Collected data:
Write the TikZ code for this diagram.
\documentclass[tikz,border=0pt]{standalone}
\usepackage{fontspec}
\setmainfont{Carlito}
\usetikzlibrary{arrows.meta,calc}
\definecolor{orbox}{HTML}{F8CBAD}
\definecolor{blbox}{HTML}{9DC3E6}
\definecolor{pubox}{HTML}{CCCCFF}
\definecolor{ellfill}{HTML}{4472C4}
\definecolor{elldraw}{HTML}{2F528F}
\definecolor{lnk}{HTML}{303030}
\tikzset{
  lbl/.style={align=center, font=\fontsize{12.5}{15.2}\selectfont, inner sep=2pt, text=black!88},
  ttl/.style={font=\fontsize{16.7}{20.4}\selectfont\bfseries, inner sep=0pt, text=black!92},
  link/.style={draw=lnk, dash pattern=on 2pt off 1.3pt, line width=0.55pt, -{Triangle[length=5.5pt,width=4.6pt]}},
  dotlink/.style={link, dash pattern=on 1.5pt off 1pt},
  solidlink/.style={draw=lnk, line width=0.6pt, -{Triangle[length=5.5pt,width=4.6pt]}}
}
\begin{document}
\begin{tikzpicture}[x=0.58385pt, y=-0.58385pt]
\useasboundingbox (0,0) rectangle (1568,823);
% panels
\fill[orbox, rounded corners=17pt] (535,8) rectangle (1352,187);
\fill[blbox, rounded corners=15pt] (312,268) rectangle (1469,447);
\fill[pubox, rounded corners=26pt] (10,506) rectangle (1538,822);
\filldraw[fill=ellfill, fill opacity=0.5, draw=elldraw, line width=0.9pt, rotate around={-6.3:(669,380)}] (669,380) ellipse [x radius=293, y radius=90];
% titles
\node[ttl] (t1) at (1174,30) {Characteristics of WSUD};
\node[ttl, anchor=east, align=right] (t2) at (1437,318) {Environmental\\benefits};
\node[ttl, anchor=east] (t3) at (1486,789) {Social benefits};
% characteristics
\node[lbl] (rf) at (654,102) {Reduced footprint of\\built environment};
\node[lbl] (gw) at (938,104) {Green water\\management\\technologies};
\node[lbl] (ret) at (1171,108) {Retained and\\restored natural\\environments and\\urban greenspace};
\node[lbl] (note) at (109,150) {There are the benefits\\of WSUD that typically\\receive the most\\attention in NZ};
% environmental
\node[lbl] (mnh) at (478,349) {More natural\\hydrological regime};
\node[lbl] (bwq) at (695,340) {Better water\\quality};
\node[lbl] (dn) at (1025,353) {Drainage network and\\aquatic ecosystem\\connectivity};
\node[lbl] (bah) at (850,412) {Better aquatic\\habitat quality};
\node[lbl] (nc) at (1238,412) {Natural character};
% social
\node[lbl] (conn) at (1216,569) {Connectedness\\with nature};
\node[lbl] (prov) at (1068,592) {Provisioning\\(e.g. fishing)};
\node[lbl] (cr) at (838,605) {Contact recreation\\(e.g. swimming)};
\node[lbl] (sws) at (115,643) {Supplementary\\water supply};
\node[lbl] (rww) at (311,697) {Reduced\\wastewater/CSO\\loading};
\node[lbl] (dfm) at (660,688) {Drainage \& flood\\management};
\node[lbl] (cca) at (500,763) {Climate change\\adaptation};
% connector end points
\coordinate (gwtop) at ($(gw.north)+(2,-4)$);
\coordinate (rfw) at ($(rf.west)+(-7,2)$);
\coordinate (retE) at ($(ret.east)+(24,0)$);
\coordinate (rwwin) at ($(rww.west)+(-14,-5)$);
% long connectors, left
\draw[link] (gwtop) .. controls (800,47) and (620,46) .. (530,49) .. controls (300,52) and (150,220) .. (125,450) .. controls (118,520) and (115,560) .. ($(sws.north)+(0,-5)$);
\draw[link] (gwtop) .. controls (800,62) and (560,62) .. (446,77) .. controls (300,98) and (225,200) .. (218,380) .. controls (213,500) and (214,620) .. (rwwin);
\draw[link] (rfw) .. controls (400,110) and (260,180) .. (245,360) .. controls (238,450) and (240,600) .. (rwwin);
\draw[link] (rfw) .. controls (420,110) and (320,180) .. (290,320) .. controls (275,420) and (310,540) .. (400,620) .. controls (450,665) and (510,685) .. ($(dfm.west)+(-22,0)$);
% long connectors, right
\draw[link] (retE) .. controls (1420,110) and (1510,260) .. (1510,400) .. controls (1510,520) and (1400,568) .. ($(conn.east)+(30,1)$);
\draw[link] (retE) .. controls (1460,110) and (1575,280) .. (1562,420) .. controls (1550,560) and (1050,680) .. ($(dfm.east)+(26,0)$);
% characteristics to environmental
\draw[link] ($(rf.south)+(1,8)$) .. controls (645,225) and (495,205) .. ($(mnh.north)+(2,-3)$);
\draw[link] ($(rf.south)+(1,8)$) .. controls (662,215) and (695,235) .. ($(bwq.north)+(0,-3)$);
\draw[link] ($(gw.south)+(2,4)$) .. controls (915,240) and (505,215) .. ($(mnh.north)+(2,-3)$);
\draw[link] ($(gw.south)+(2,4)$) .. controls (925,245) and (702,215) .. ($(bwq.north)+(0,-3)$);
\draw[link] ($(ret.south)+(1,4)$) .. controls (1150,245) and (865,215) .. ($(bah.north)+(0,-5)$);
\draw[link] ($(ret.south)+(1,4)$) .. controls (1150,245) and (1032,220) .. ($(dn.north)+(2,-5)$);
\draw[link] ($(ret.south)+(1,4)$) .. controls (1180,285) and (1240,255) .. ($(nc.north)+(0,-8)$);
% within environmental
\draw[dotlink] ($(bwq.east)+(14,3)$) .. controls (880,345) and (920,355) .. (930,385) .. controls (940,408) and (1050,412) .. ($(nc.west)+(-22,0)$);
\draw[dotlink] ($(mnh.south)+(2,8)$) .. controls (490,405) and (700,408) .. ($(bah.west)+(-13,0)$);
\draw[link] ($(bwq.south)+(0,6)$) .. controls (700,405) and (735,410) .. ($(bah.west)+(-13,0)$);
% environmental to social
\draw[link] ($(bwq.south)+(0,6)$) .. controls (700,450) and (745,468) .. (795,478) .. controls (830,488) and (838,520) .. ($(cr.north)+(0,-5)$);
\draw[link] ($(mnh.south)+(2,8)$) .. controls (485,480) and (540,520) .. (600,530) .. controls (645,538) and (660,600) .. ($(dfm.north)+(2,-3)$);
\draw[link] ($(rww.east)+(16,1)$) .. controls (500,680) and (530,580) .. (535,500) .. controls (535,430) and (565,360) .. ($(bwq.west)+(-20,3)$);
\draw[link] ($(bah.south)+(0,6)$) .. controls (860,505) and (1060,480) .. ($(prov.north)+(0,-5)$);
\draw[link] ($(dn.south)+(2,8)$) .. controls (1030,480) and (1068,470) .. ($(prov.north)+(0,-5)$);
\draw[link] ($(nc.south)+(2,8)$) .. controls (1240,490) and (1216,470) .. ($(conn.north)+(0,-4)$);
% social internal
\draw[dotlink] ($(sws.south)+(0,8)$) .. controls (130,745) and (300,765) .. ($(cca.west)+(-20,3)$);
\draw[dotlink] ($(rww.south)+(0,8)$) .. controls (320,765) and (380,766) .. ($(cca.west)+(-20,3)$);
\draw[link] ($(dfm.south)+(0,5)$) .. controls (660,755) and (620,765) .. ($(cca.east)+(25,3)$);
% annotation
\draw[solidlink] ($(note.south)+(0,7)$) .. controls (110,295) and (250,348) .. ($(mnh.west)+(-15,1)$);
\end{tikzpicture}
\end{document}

Goal of the exercise: All of the data shown above must be copied exactly.

Exercise solution:
Write the TikZ code for this diagram.
\documentclass[tikz,border=0pt]{standalone}
\usepackage{fontspec}
\setmainfont{Carlito}
\usetikzlibrary{arrows.meta,calc}
\definecolor{orbox}{HTML}{F8CBAD}
\definecolor{blbox}{HTML}{9DC3E6}
\definecolor{pubox}{HTML}{CCCCFF}
\definecolor{ellfill}{HTML}{4472C4}
\definecolor{elldraw}{HTML}{2F528F}
\definecolor{lnk}{HTML}{303030}
\tikzset{
  lbl/.style={align=center, font=\fontsize{12.5}{15.2}\selectfont, inner sep=2pt, text=black!88},
  ttl/.style={font=\fontsize{16.7}{20.4}\selectfont\bfseries, inner sep=0pt, text=black!92},
  link/.style={draw=lnk, dash pattern=on 2pt off 1.3pt, line width=0.55pt, -{Triangle[length=5.5pt,width=4.6pt]}},
  dotlink/.style={link, dash pattern=on 1.5pt off 1pt},
  solidlink/.style={draw=lnk, line width=0.6pt, -{Triangle[length=5.5pt,width=4.6pt]}}
}
\begin{document}
\begin{tikzpicture}[x=0.58385pt, y=-0.58385pt]
\useasboundingbox (0,0) rectangle (1568,823);
% panels
\fill[orbox, rounded corners=17pt] (535,8) rectangle (1352,187);
\fill[blbox, rounded corners=15pt] (312,268) rectangle (1469,447);
\fill[pubox, rounded corners=26pt] (10,506) rectangle (1538,822);
\filldraw[fill=ellfill, fill opacity=0.5, draw=elldraw, line width=0.9pt, rotate around={-6.3:(669,380)}] (669,380) ellipse [x radius=293, y radius=90];
% titles
\node[ttl] (t1) at (1174,30) {Characteristics of WSUD};
\node[ttl, anchor=east, align=right] (t2) at (1437,318) {Environmental\\benefits};
\node[ttl, anchor=east] (t3) at (1486,789) {Social benefits};
% characteristics
\node[lbl] (rf) at (654,102) {Reduced footprint of\\built environment};
\node[lbl] (gw) at (938,104) {Green water\\management\\technologies};
\node[lbl] (ret) at (1171,108) {Retained and\\restored natural\\environments and\\urban greenspace};
\node[lbl] (note) at (109,150) {There are the benefits\\of WSUD that typically\\receive the most\\attention in NZ};
% environmental
\node[lbl] (mnh) at (478,349) {More natural\\hydrological regime};
\node[lbl] (bwq) at (695,340) {Better water\\quality};
\node[lbl] (dn) at (1025,353) {Drainage network and\\aquatic ecosystem\\connectivity};
\node[lbl] (bah) at (850,412) {Better aquatic\\habitat quality};
\node[lbl] (nc) at (1238,412) {Natural character};
% social
\node[lbl] (conn) at (1216,569) {Connectedness\\with nature};
\node[lbl] (prov) at (1068,592) {Provisioning\\(e.g. fishing)};
\node[lbl] (cr) at (838,605) {Contact recreation\\(e.g. swimming)};
\node[lbl] (sws) at (115,643) {Supplementary\\water supply};
\node[lbl] (rww) at (311,697) {Reduced\\wastewater/CSO\\loading};
\node[lbl] (dfm) at (660,688) {Drainage \& flood\\management};
\node[lbl] (cca) at (500,763) {Climate change\\adaptation};
% connector end points
\coordinate (gwtop) at ($(gw.north)+(2,-4)$);
\coordinate (rfw) at ($(rf.west)+(-7,2)$);
\coordinate (retE) at ($(ret.east)+(24,0)$);
\coordinate (rwwin) at ($(rww.west)+(-14,-5)$);
% long connectors, left
\draw[link] (gwtop) .. controls (800,47) and (620,46) .. (530,49) .. controls (300,52) and (150,220) .. (125,450) .. controls (118,520) and (115,560) .. ($(sws.north)+(0,-5)$);
\draw[link] (gwtop) .. controls (800,62) and (560,62) .. (446,77) .. controls (300,98) and (225,200) .. (218,380) .. controls (213,500) and (214,620) .. (rwwin);
\draw[link] (rfw) .. controls (400,110) and (260,180) .. (245,360) .. controls (238,450) and (240,600) .. (rwwin);
\draw[link] (rfw) .. controls (420,110) and (320,180) .. (290,320) .. controls (275,420) and (310,540) .. (400,620) .. controls (450,665) and (510,685) .. ($(dfm.west)+(-22,0)$);
% long connectors, right
\draw[link] (retE) .. controls (1420,110) and (1510,260) .. (1510,400) .. controls (1510,520) and (1400,568) .. ($(conn.east)+(30,1)$);
\draw[link] (retE) .. controls (1460,110) and (1575,280) .. (1562,420) .. controls (1550,560) and (1050,680) .. ($(dfm.east)+(26,0)$);
% characteristics to environmental
\draw[link] ($(rf.south)+(1,8)$) .. controls (645,225) and (495,205) .. ($(mnh.north)+(2,-3)$);
\draw[link] ($(rf.south)+(1,8)$) .. controls (662,215) and (695,235) .. ($(bwq.north)+(0,-3)$);
\draw[link] ($(gw.south)+(2,4)$) .. controls (915,240) and (505,215) .. ($(mnh.north)+(2,-3)$);
\draw[link] ($(gw.south)+(2,4)$) .. controls (925,245) and (702,215) .. ($(bwq.north)+(0,-3)$);
\draw[link] ($(ret.south)+(1,4)$) .. controls (1150,245) and (865,215) .. ($(bah.north)+(0,-5)$);
\draw[link] ($(ret.south)+(1,4)$) .. controls (1150,245) and (1032,220) .. ($(dn.north)+(2,-5)$);
\draw[link] ($(ret.south)+(1,4)$) .. controls (1180,285) and (1240,255) .. ($(nc.north)+(0,-8)$);
% within environmental
\draw[dotlink] ($(bwq.east)+(14,3)$) .. controls (880,345) and (920,355) .. (930,385) .. controls (940,408) and (1050,412) .. ($(nc.west)+(-22,0)$);
\draw[dotlink] ($(mnh.south)+(2,8)$) .. controls (490,405) and (700,408) .. ($(bah.west)+(-13,0)$);
\draw[link] ($(bwq.south)+(0,6)$) .. controls (700,405) and (735,410) .. ($(bah.west)+(-13,0)$);
% environmental to social
\draw[link] ($(bwq.south)+(0,6)$) .. controls (700,450) and (745,468) .. (795,478) .. controls (830,488) and (838,520) .. ($(cr.north)+(0,-5)$);
\draw[link] ($(mnh.south)+(2,8)$) .. controls (485,480) and (540,520) .. (600,530) .. controls (645,538) and (660,600) .. ($(dfm.north)+(2,-3)$);
\draw[link] ($(rww.east)+(16,1)$) .. controls (500,680) and (530,580) .. (535,500) .. controls (535,430) and (565,360) .. ($(bwq.west)+(-20,3)$);
\draw[link] ($(bah.south)+(0,6)$) .. controls (860,505) and (1060,480) .. ($(prov.north)+(0,-5)$);
\draw[link] ($(dn.south)+(2,8)$) .. controls (1030,480) and (1068,470) .. ($(prov.north)+(0,-5)$);
\draw[link] ($(nc.south)+(2,8)$) .. controls (1240,490) and (1216,470) .. ($(conn.north)+(0,-4)$);
% social internal
\draw[dotlink] ($(sws.south)+(0,8)$) .. controls (130,745) and (300,765) .. ($(cca.west)+(-20,3)$);
\draw[dotlink] ($(rww.south)+(0,8)$) .. controls (320,765) and (380,766) .. ($(cca.west)+(-20,3)$);
\draw[link] ($(dfm.south)+(0,5)$) .. controls (660,755) and (620,765) .. ($(cca.east)+(25,3)$);
% annotation
\draw[solidlink] ($(note.south)+(0,7)$) .. controls (110,295) and (250,348) .. ($(mnh.west)+(-15,1)$);
\end{tikzpicture}
\end{document}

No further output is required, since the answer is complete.